Dataset rows start

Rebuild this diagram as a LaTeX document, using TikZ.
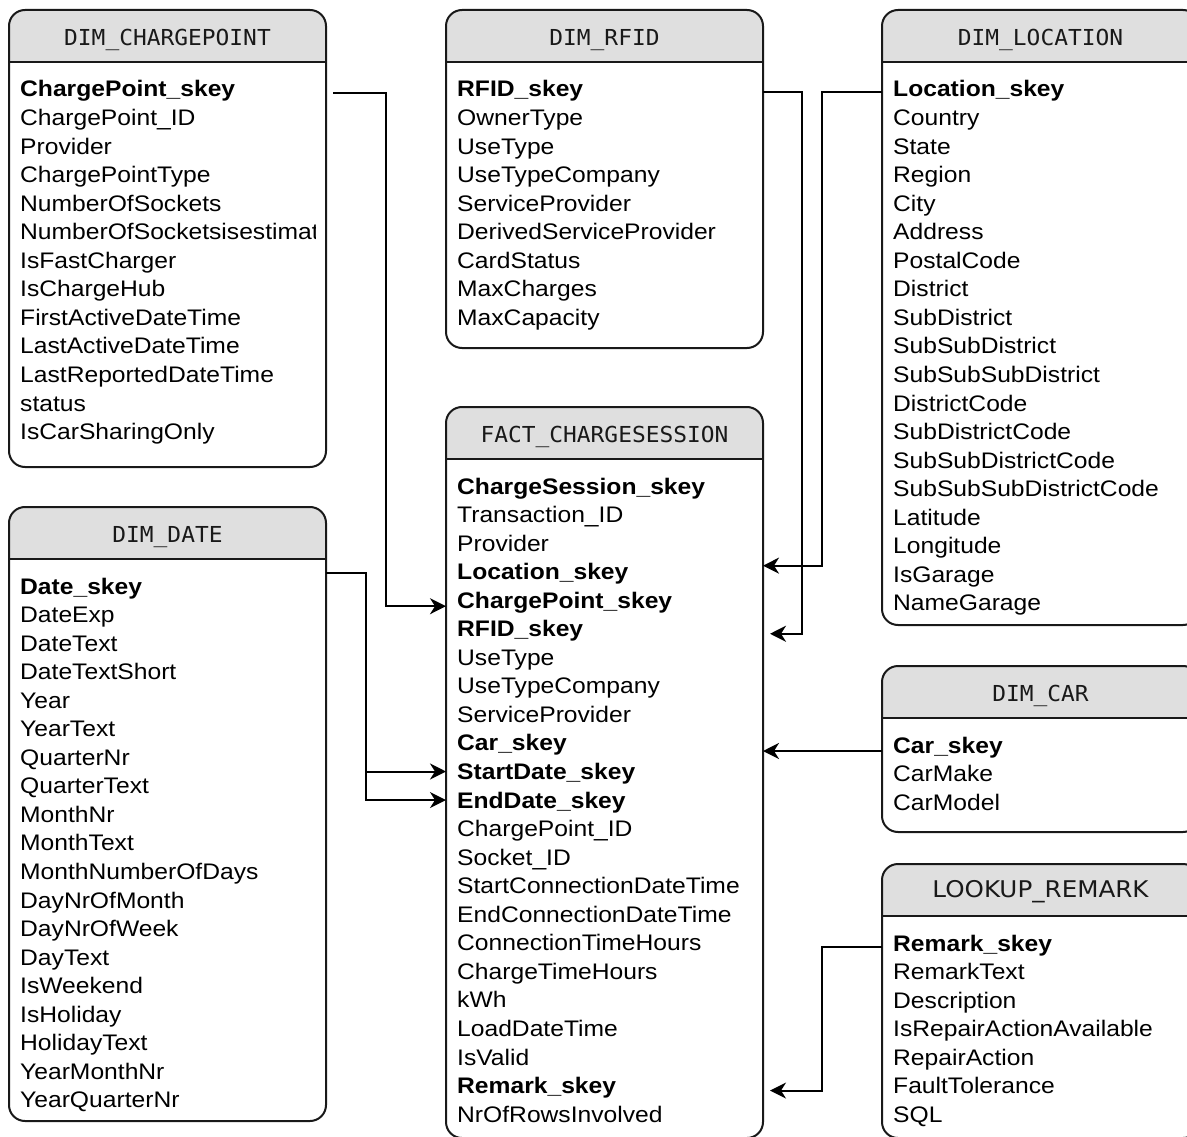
\documentclass[tikz,border=0pt]{standalone}
\usepackage{fontspec}
\setmainfont[FakeStretch=1.095]{Liberation Sans}
\newfontfamily\hdrfont[FakeStretch=1.04]{DejaVu Sans Mono}
\newfontfamily\remfont[FakeStretch=1.07]{DejaVu Sans}
\usetikzlibrary{positioning,calc,arrows.meta}

\begin{document}
\begin{tikzpicture}[x=1pt, y=-1pt,
	tbl/.style={draw=black!90, line width=2pt, rounded corners=16pt, fill=white,
	minimum width=317pt, inner sep=0pt, outer sep=0pt, anchor=north west,
	path picture={\fill[gray!25, sharp corners] (path picture bounding box.north west) rectangle ([yshift=-52pt]path picture bounding box.north east);
	\draw[black!90, line width=2pt, sharp corners] ([yshift=-52pt]path picture bounding box.north west) -- ([yshift=-52pt]path picture bounding box.north east);}},
	hdr/.style={inner sep=0pt, text height=15.5pt, text depth=0pt, text=black!90,
	font=\hdrfont\fontsize{22}{26}\selectfont},
	attr/.style={anchor=west, inner sep=0pt, text height=16pt, text depth=0pt,
	font=\fontsize{22.5}{27}\selectfont},
	fk/.style={-{Stealth[length=16pt, width=16pt, inset=5pt]}, line width=2pt, black}
	]
	\clip (0,0) rectangle (1187,1137);
	
	\node[tbl, minimum height=457pt] (cpbox) at (9,10) {};
	\node[tbl, minimum height=338pt, right=120pt of cpbox.north east, anchor=north west] (rfidbox) {};
	\node[tbl, minimum height=615pt, right=119pt of rfidbox.north east, anchor=north west] (locbox) {};
	\node[tbl, minimum height=614pt, below=40pt of cpbox] (datebox) {};
	\node[tbl, minimum height=731pt, below=59pt of rfidbox] (factbox) {};
	\node[tbl, minimum height=166pt, below=41pt of locbox] (carbox) {};
	\node[tbl, minimum height=274pt, below=32pt of carbox] (rembox) {};
	
	\node[hdr] (cphead) at ($(cpbox.north)+(0,28)$) {DIM\_CHARGEPOINT};
	\node[hdr] (rfidhead) at ($(rfidbox.north)+(0,28)$) {DIM\_RFID};
	\node[hdr] (lochead) at ($(locbox.north)+(0,28)$) {DIM\_LOCATION};
	\node[hdr] (datehead) at ($(datebox.north)+(0,28)$) {DIM\_DATE};
	\node[hdr] (facthead) at ($(factbox.north)+(0,28)$) {FACT\_CHARGESESSION};
	\node[hdr] (carhead) at ($(carbox.north)+(0,28)$) {DIM\_CAR};
	\node[hdr, font=\remfont\fontsize{23}{27}\selectfont] (remhead) at ($(rembox.north)+(0,26)$) {LOOKUP\_REMARK};
	
	\begin{scope}
	\clip (cpbox.north west) rectangle ($(cpbox.south east)+(-11,0)$);
	\foreach \t [count=\i] in {\textbf{ChargePoint\_skey}, ChargePoint\_ID, Provider, ChargePointType, NumberOfSockets, NumberOfSocketsisestimat, IsFastCharger, IsChargeHub, FirstActiveDateTime, LastActiveDateTime, LastReportedDateTime, status, IsCarSharingOnly}
		\node[attr] (cp\i) at ($(cpbox.north west)+(11,{79+28.55*(\i-1)})$) {\t};
	\end{scope}
	\foreach \t [count=\i] in {\textbf{RFID\_skey}, OwnerType, UseType, UseTypeCompany, ServiceProvider, DerivedServiceProvider, CardStatus, MaxCharges, MaxCapacity}
		\node[attr] (rf\i) at ($(rfidbox.north west)+(11,{79+28.55*(\i-1)})$) {\t};
	\foreach \t [count=\i] in {\textbf{Location\_skey}, Country, State, Region, City, Address, PostalCode, District, SubDistrict, SubSubDistrict, SubSubSubDistrict, DistrictCode, SubDistrictCode, SubSubDistrictCode, SubSubSubDistrictCode, Latitude, Longitude, IsGarage, NameGarage}
		\node[attr] (loc\i) at ($(locbox.north west)+(11,{79+28.55*(\i-1)})$) {\t};
	\foreach \t [count=\i] in {\textbf{Date\_skey}, DateExp, DateText, DateTextShort, Year, YearText, QuarterNr, QuarterText, MonthNr, MonthText, MonthNumberOfDays, DayNrOfMonth, DayNrOfWeek, DayText, IsWeekend, IsHoliday, HolidayText, YearMonthNr, YearQuarterNr}
		\node[attr] (dt\i) at ($(datebox.north west)+(11,{79+28.55*(\i-1)})$) {\t};
	\foreach \t [count=\i] in {\textbf{ChargeSession\_skey}, Transaction\_ID, Provider, \textbf{Location\_skey}, \textbf{ChargePoint\_skey}, \textbf{RFID\_skey}, UseType, UseTypeCompany, ServiceProvider, \textbf{Car\_skey}, \textbf{StartDate\_skey}, \textbf{EndDate\_skey}, ChargePoint\_ID, Socket\_ID, StartConnectionDateTime, EndConnectionDateTime, ConnectionTimeHours, ChargeTimeHours, kWh, LoadDateTime, IsValid, \textbf{Remark\_skey}, NrOfRowsInvolved}
		\node[attr] (f\i) at ($(factbox.north west)+(11,{79+28.55*(\i-1)})$) {\t};
	\foreach \t [count=\i] in {\textbf{Car\_skey}, CarMake, CarModel}
		\node[attr] (car\i) at ($(carbox.north west)+(11,{79+28.55*(\i-1)})$) {\t};
	\foreach \t [count=\i] in {\textbf{Remark\_skey}, RemarkText, Description, IsRepairActionAvailable, RepairAction, FaultTolerance, SQL}
		\node[attr] (rem\i) at ($(rembox.north west)+(11,{79+28.55*(\i-1)})$) {\t};
	
	\draw[fk] ($(cpbox.east |- cp1)+(7,4)$) -- ++(53,0) |- ($(factbox.west |- f5)+(0,6)$);
	\coordinate (dj) at ($(datebox.east |- dt1)+(40,-13)$);
	\draw[fk] ($(datebox.east |- dt1)+(0,-13)$) -- (dj) |- (factbox.west |- f12);
	\draw[fk] (dj |- f11) -- (factbox.west |- f11);
	\draw[fk] ($(rfidbox.east |- rf1)+(0,3)$) -- ++(39,0) |- ($(factbox.east |- f6)+(7,5)$);
	\draw[fk] ($(locbox.west |- loc1)+(0,3)$) -- ++(-60,0) |- ($(factbox.east |- f4)+(0,-6)$);
	\draw[fk] ($(carbox.west |- car1)+(0,6)$) -- ($(factbox.east |- car1)+(0,6)$);
	\draw[fk] ($(rembox.west |- rem1)+(0,4)$) -- ++(-60,0) |- ($(factbox.east |- f22)+(7,5)$);
\end{tikzpicture}
\end{document}
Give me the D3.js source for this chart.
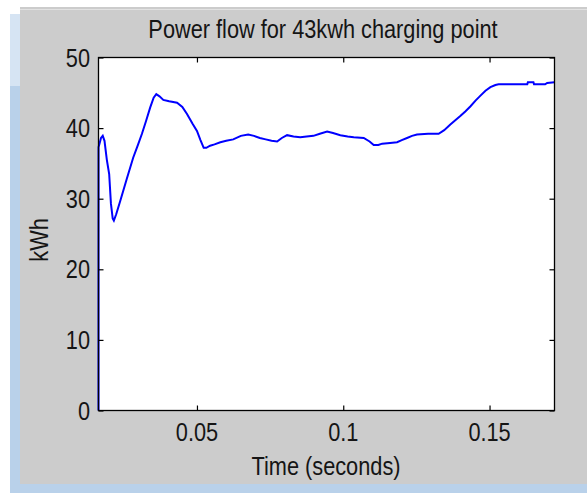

Dataset rows end

Print each entry shown above with exact wording and no pictures.

**Result of the exercise:**
Rebuild this diagram as a LaTeX document, using TikZ.
\documentclass[tikz,border=0pt]{standalone}
\usepackage{fontspec}
\setmainfont[FakeStretch=1.095]{Liberation Sans}
\newfontfamily\hdrfont[FakeStretch=1.04]{DejaVu Sans Mono}
\newfontfamily\remfont[FakeStretch=1.07]{DejaVu Sans}
\usetikzlibrary{positioning,calc,arrows.meta}

\begin{document}
\begin{tikzpicture}[x=1pt, y=-1pt,
	tbl/.style={draw=black!90, line width=2pt, rounded corners=16pt, fill=white,
	minimum width=317pt, inner sep=0pt, outer sep=0pt, anchor=north west,
	path picture={\fill[gray!25, sharp corners] (path picture bounding box.north west) rectangle ([yshift=-52pt]path picture bounding box.north east);
	\draw[black!90, line width=2pt, sharp corners] ([yshift=-52pt]path picture bounding box.north west) -- ([yshift=-52pt]path picture bounding box.north east);}},
	hdr/.style={inner sep=0pt, text height=15.5pt, text depth=0pt, text=black!90,
	font=\hdrfont\fontsize{22}{26}\selectfont},
	attr/.style={anchor=west, inner sep=0pt, text height=16pt, text depth=0pt,
	font=\fontsize{22.5}{27}\selectfont},
	fk/.style={-{Stealth[length=16pt, width=16pt, inset=5pt]}, line width=2pt, black}
	]
	\clip (0,0) rectangle (1187,1137);
	
	\node[tbl, minimum height=457pt] (cpbox) at (9,10) {};
	\node[tbl, minimum height=338pt, right=120pt of cpbox.north east, anchor=north west] (rfidbox) {};
	\node[tbl, minimum height=615pt, right=119pt of rfidbox.north east, anchor=north west] (locbox) {};
	\node[tbl, minimum height=614pt, below=40pt of cpbox] (datebox) {};
	\node[tbl, minimum height=731pt, below=59pt of rfidbox] (factbox) {};
	\node[tbl, minimum height=166pt, below=41pt of locbox] (carbox) {};
	\node[tbl, minimum height=274pt, below=32pt of carbox] (rembox) {};
	
	\node[hdr] (cphead) at ($(cpbox.north)+(0,28)$) {DIM\_CHARGEPOINT};
	\node[hdr] (rfidhead) at ($(rfidbox.north)+(0,28)$) {DIM\_RFID};
	\node[hdr] (lochead) at ($(locbox.north)+(0,28)$) {DIM\_LOCATION};
	\node[hdr] (datehead) at ($(datebox.north)+(0,28)$) {DIM\_DATE};
	\node[hdr] (facthead) at ($(factbox.north)+(0,28)$) {FACT\_CHARGESESSION};
	\node[hdr] (carhead) at ($(carbox.north)+(0,28)$) {DIM\_CAR};
	\node[hdr, font=\remfont\fontsize{23}{27}\selectfont] (remhead) at ($(rembox.north)+(0,26)$) {LOOKUP\_REMARK};
	
	\begin{scope}
	\clip (cpbox.north west) rectangle ($(cpbox.south east)+(-11,0)$);
	\foreach \t [count=\i] in {\textbf{ChargePoint\_skey}, ChargePoint\_ID, Provider, ChargePointType, NumberOfSockets, NumberOfSocketsisestimat, IsFastCharger, IsChargeHub, FirstActiveDateTime, LastActiveDateTime, LastReportedDateTime, status, IsCarSharingOnly}
		\node[attr] (cp\i) at ($(cpbox.north west)+(11,{79+28.55*(\i-1)})$) {\t};
	\end{scope}
	\foreach \t [count=\i] in {\textbf{RFID\_skey}, OwnerType, UseType, UseTypeCompany, ServiceProvider, DerivedServiceProvider, CardStatus, MaxCharges, MaxCapacity}
		\node[attr] (rf\i) at ($(rfidbox.north west)+(11,{79+28.55*(\i-1)})$) {\t};
	\foreach \t [count=\i] in {\textbf{Location\_skey}, Country, State, Region, City, Address, PostalCode, District, SubDistrict, SubSubDistrict, SubSubSubDistrict, DistrictCode, SubDistrictCode, SubSubDistrictCode, SubSubSubDistrictCode, Latitude, Longitude, IsGarage, NameGarage}
		\node[attr] (loc\i) at ($(locbox.north west)+(11,{79+28.55*(\i-1)})$) {\t};
	\foreach \t [count=\i] in {\textbf{Date\_skey}, DateExp, DateText, DateTextShort, Year, YearText, QuarterNr, QuarterText, MonthNr, MonthText, MonthNumberOfDays, DayNrOfMonth, DayNrOfWeek, DayText, IsWeekend, IsHoliday, HolidayText, YearMonthNr, YearQuarterNr}
		\node[attr] (dt\i) at ($(datebox.north west)+(11,{79+28.55*(\i-1)})$) {\t};
	\foreach \t [count=\i] in {\textbf{ChargeSession\_skey}, Transaction\_ID, Provider, \textbf{Location\_skey}, \textbf{ChargePoint\_skey}, \textbf{RFID\_skey}, UseType, UseTypeCompany, ServiceProvider, \textbf{Car\_skey}, \textbf{StartDate\_skey}, \textbf{EndDate\_skey}, ChargePoint\_ID, Socket\_ID, StartConnectionDateTime, EndConnectionDateTime, ConnectionTimeHours, ChargeTimeHours, kWh, LoadDateTime, IsValid, \textbf{Remark\_skey}, NrOfRowsInvolved}
		\node[attr] (f\i) at ($(factbox.north west)+(11,{79+28.55*(\i-1)})$) {\t};
	\foreach \t [count=\i] in {\textbf{Car\_skey}, CarMake, CarModel}
		\node[attr] (car\i) at ($(carbox.north west)+(11,{79+28.55*(\i-1)})$) {\t};
	\foreach \t [count=\i] in {\textbf{Remark\_skey}, RemarkText, Description, IsRepairActionAvailable, RepairAction, FaultTolerance, SQL}
		\node[attr] (rem\i) at ($(rembox.north west)+(11,{79+28.55*(\i-1)})$) {\t};
	
	\draw[fk] ($(cpbox.east |- cp1)+(7,4)$) -- ++(53,0) |- ($(factbox.west |- f5)+(0,6)$);
	\coordinate (dj) at ($(datebox.east |- dt1)+(40,-13)$);
	\draw[fk] ($(datebox.east |- dt1)+(0,-13)$) -- (dj) |- (factbox.west |- f12);
	\draw[fk] (dj |- f11) -- (factbox.west |- f11);
	\draw[fk] ($(rfidbox.east |- rf1)+(0,3)$) -- ++(39,0) |- ($(factbox.east |- f6)+(7,5)$);
	\draw[fk] ($(locbox.west |- loc1)+(0,3)$) -- ++(-60,0) |- ($(factbox.east |- f4)+(0,-6)$);
	\draw[fk] ($(carbox.west |- car1)+(0,6)$) -- ($(factbox.east |- car1)+(0,6)$);
	\draw[fk] ($(rembox.west |- rem1)+(0,4)$) -- ++(-60,0) |- ($(factbox.east |- f22)+(7,5)$);
\end{tikzpicture}
\end{document}
Give me the D3.js source for this chart.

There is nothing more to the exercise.